Two weeks ago, President Biden declared our freedom from COVID. Since then, the Delta variant of SARS CoV-2 took over America faster then the Taliban retaking Afghanistan (but Afghanistan's another post). Infections are up in all fifty states and the District of Columbia, vaccinations have flatlined, states with low vaccination rates are seeing their hospitals overflow with COVID patients, and Fox News commentators sneer at the vaccine as people die.
President Biden has primarily blamed Facebook for allowing misinformation about vaccines on its platform to spread as fast as the virus. Facebook has responded by pointing out that it highlights stories about COVID and flags any such stories deemed suspicious and that Biden's complaint is simply not true. I would rather not knock Facebook, because its rebuttal is valid to some extent, and besides, it's allowed me to connect with and befriend virtually every top model of the eighties that I had a crush on in high school.
But Facebook's Mark Zuckerberg (above) isn't completely off the hook. I don't see anti-vaccine manifestos or treatises on Facebook myself, but that's only because algorithms have already figured out what I want to see on Facebook the same way Google's YouTube shows me videos of rock bands and cars, because YouTube's algorithms have figured out what I like based on how I use it. Facebook's algorithms shield me from right-wing conspiracy theories but indulges them on others, and these people are the ones who choose to shun the vaccine and make Americans look even more foolish than we are in the eyes of the rest of the world. And, these algorithms are making America sicker.
Without necessarily intending to, Facebook has done with Google long ago vowed never to do - do evil. (Has Google done so? I'll save that discussion for another day.) Facebook has gotten so big and so lax that it's become inevitable that misinformation about COVID and the vaccine sill leaks out on its platform. That's understandable. The problem is that Zuckerberg won't admit that it's a problem and that something needs to be done about it.
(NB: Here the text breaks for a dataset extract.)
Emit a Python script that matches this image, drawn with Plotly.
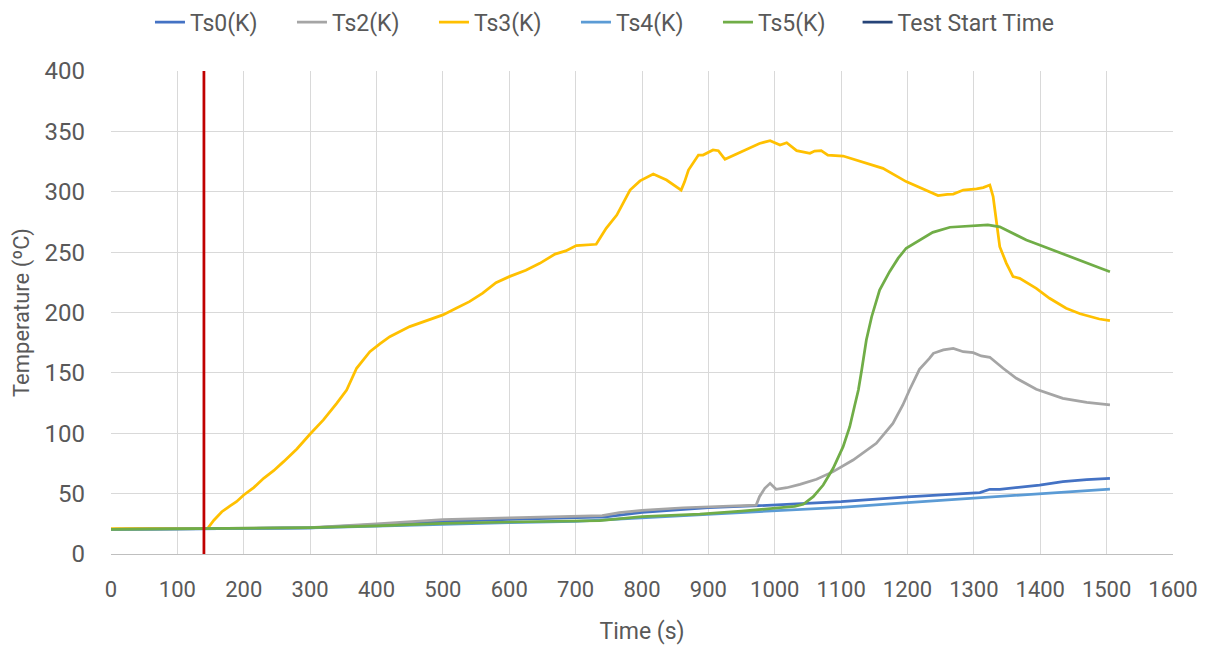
import plotly.graph_objects as go

# ---- data ----
ts0_t = [0, 300, 400, 500, 600, 700, 745, 800, 900, 975, 1000, 1100, 1200, 1233, 1299, 1309, 1324, 1339, 1399, 1434, 1470, 1505]
ts0_v = [20.4, 21.6, 24.3, 26.8, 28.6, 30, 30.8, 34.5, 38.3, 40, 40.6, 43.3, 47.3, 48.3, 49.9, 50.8, 53.6, 53.6, 57.1, 59.9, 61.5, 62.7]

ts2_t = [0, 300, 400, 500, 600, 700, 740, 766, 800, 862, 900, 972, 977, 985, 993, 1002, 1018, 1038, 1063, 1088, 1118, 1153, 1178, 1193, 1203, 1218, 1233, 1239, 1254, 1269, 1284, 1299, 1311, 1324, 1344, 1364, 1394, 1434, 1470, 1505]
ts2_v = [20.4, 21.8, 25, 28.5, 30, 31.2, 31.8, 34.2, 36.2, 38.3, 39.2, 40.5, 47.5, 54.4, 58.5, 53.6, 54.9, 57.7, 61.9, 68.2, 77.8, 91.7, 108.2, 123.4, 135.8, 152.9, 162, 166.2, 169, 170.3, 167.5, 166.7, 164, 162.9, 153.8, 145.5, 136.4, 128.9, 125.5, 123.4]

ts3_t = [0, 140, 146, 155, 167, 180, 189, 200, 215, 230, 245, 260, 280, 300, 320, 340, 355, 370, 380, 390, 405, 420, 450, 475, 500, 520, 540, 560, 580, 600, 625, 646, 669, 685, 701, 731, 746, 762, 782, 797, 817, 837, 859, 864, 870, 885, 892, 907, 915, 925, 937, 957, 977, 993, 1008, 1018, 1033, 1053, 1060, 1070, 1080, 1103, 1138, 1163, 1198, 1223, 1246, 1260, 1269, 1284, 1304, 1314, 1324, 1329, 1334, 1339, 1349, 1359, 1369, 1394, 1414, 1439, 1460, 1489, 1505]
ts3_v = [21, 21, 21.5, 28, 35, 40, 43.3, 48.9, 55, 62.7, 69, 76.5, 87, 99.4, 111, 124.8, 135.8, 153.8, 161, 167.5, 174, 180, 188.3, 193, 198, 203.5, 209, 216, 224.7, 229.7, 235, 240.7, 248.4, 251, 255.4, 256.5, 269.7, 280.7, 301.4, 309, 314.7, 309.7, 301.4, 308, 318, 330.4, 330.4, 334.6, 334, 326.9, 329.9, 335, 340, 342.3, 338.7, 340.6, 334, 331.8, 333.7, 334, 330.4, 329.6, 324, 319.4, 308.4, 302, 296.8, 297.9, 298.1, 301.4, 302.3, 303.4, 305.6, 296, 273.9, 254.5, 240.7, 229.7, 228.3, 220, 211.8, 203.5, 199, 194.6, 193.2]

ts4_t = [0, 300, 400, 500, 600, 700, 800, 900, 1000, 1100, 1200, 1300, 1400, 1505]
ts4_v = [20.4, 21.6, 23, 24.8, 26, 27, 30, 33, 35.9, 38.7, 42.5, 46.1, 50, 53.8]

ts5_t = [0, 300, 400, 500, 600, 700, 736, 800, 887, 950, 997, 1030, 1043, 1058, 1073, 1088, 1103, 1113, 1120, 1126, 1131, 1138, 1146, 1158, 1173, 1186, 1198, 1218, 1238, 1264, 1289, 1321, 1339, 1354, 1379, 1399, 1429, 1469, 1489, 1505]
ts5_v = [20.4, 21.8, 23.2, 25.4, 26.5, 27.6, 27.6, 30.9, 33.1, 35.5, 37.5, 39.5, 41.2, 47.5, 57.1, 71, 88.9, 105.4, 122, 135.8, 152.4, 177.2, 196.5, 218.6, 233.8, 245, 253.2, 260, 266.4, 270.6, 271.6, 272.5, 271, 266.9, 260, 255.9, 249.5, 240.7, 237.1, 233.8]

start_time = 140
y_range = [0, 400]
x_ticks = list(range(0, 1700, 100))
y_ticks = list(range(0, 450, 50))

series = [
    ("Ts0(K)", ts0_t, ts0_v, "#4472C4"),
    ("Ts2(K)", ts2_t, ts2_v, "#A5A5A5"),
    ("Ts3(K)", ts3_t, ts3_v, "#FFC000"),
    ("Ts4(K)", ts4_t, ts4_v, "#5B9BD5"),
    ("Ts5(K)", ts5_t, ts5_v, "#70AD47"),
]

fig = go.Figure()
for name, t, v, c in series:
    fig.add_trace(go.Scatter(x=t, y=v, mode="lines", name=name,
                             line=dict(color=c, width=2.75)))

# legend entry for the start-time marker
fig.add_trace(go.Scatter(x=[None], y=[None], mode="lines", name="Test Start Time",
                         legend="legend2",
                         line=dict(color="#264478", width=2.75)))
# the drawn start-time line
fig.add_trace(go.Scatter(x=[start_time, start_time], y=y_range, mode="lines",
                         showlegend=False, hoverinfo="skip",
                         line=dict(color="#C00000", width=2.75)))

fam = "Roboto, sans-serif"
grey = "#595959"
fig.update_layout(
    width=1208, height=638,
    margin=dict(l=103, r=43, t=63, b=92, autoexpand=False),
    paper_bgcolor="white", plot_bgcolor="white",
    font=dict(family=fam, color=grey),
    legend=dict(orientation="h", x=0.0367, xanchor="left", y=1.101, yanchor="middle",
                font=dict(family=fam, size=23, color=grey),
                itemwidth=30, traceorder="normal",
                entrywidth=97, entrywidthmode="pixels"),
    legend2=dict(orientation="h", x=0.703, xanchor="left", y=1.101, yanchor="middle",
                 font=dict(family=fam, size=23, color=grey), itemwidth=30),
    showlegend=True,
)
fig.update_xaxes(range=[0, 1600], tickvals=x_ticks, showgrid=True, gridcolor="#D9D9D9",
                 gridwidth=1, zeroline=False, showline=True, linecolor="#BFBFBF", linewidth=1,
                 ticks="", tickfont=dict(family=fam, size=22, color=grey),
                 ticklabelstandoff=16,
                 title=dict(text="Time (s)", font=dict(family=fam, size=23, color=grey), standoff=21))
fig.update_yaxes(range=y_range, tickvals=y_ticks, showgrid=True, gridcolor="#D9D9D9",
                 gridwidth=1, zeroline=False, showline=False, ticks="",
                 tickfont=dict(family=fam, size=24, color=grey),
                 ticklabelstandoff=25,
                 title=dict(text="Temperature (ºC)", font=dict(family=fam, size=22, color=grey), standoff=8))

fig.write_html("out.html")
I'm with the President at this one. Because despite the blessing Facebook has given me in the form of friendships with the top fashion models who were my fantasy girlfriends for so long (and still are, in a way), Facebook has also been a curse. If you're reading this blog entry, you likely came across it through the link to it on my Twitter page, but you definitely didn't find it through Facebook. Facebook still, after nearly two months, considers this blog to be spam and won't allow me to post links to this blog on it. It's also been repeatedly taking down my links to entries on this blog that I posted months and even years ago. My protests don't get answered largely because they don't matter to anyone. And yet COVID misinformation don't get flagged as much as my posts speaking out again it.
Zuvkerberg could get away with dodging blame before because the previous presidential administration was so passive. Not so much this time.